Dumb and dumber are desperate for something positive. They will brag about any bone the ncaa throws them.
I’m not sure who you were listening to, but limiting unofficial visits is a much worse issue than not being allowed to play in some minor, meaningless bowl and always has been. The unofficial visit ban is something that had never been used before, even in much more egregious cases, and would make very innocuous occurrences a potential violation. How are you going to limit how many times a player can visit a college on his own dime?

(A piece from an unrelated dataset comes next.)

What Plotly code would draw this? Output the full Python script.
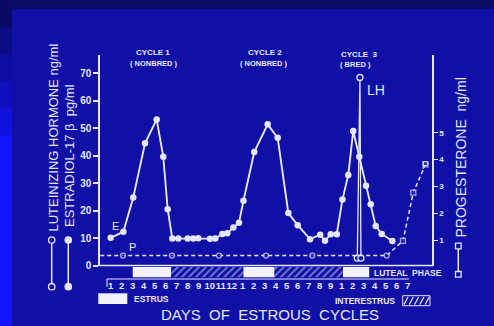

I’m not questioning the relative severity of the two penalties. I’m just amused that Bjork has been saying loudly and often since the penalties were announced that the second bowl ban was unfair and uncalled for and would be over-turned while making almost no noise about the unofficial visit ban. Now that the bowl ban was upheld, they shift gears to find another “most important”. I guess they just had to spin it to try and save some face. Too funny.
In terms of how crazy the sanction itself is I mean yeah of all of them it was the most over the top sanction they got. Basically telling recruits who want to see a game or visit the campus (which is any persons right) “sorry you can only do that once” is definitely over stepping.
I hope it’s over, it’s bad for the SEC to have a member hand-cuffed. What would be worse though is more questionable behavior. It erodes trust and then other members start looking for ways to cut-corners. I wonder if the Big 12 is testing Grier (one example). Does anybody want an Ohio State in the SEC where the whole state says only a little bit of blood so no foul? I’m still mad as hell at the Pinkel staff for not de-scholarshiping those players threatened to not keep their promises to the University. The NCAA should have stepped in there and made them all ineligible. College football is just too much fun for dirt. I hope we keep looking for cheaters vigorously. It looks like we have an game officials problem to clean up now.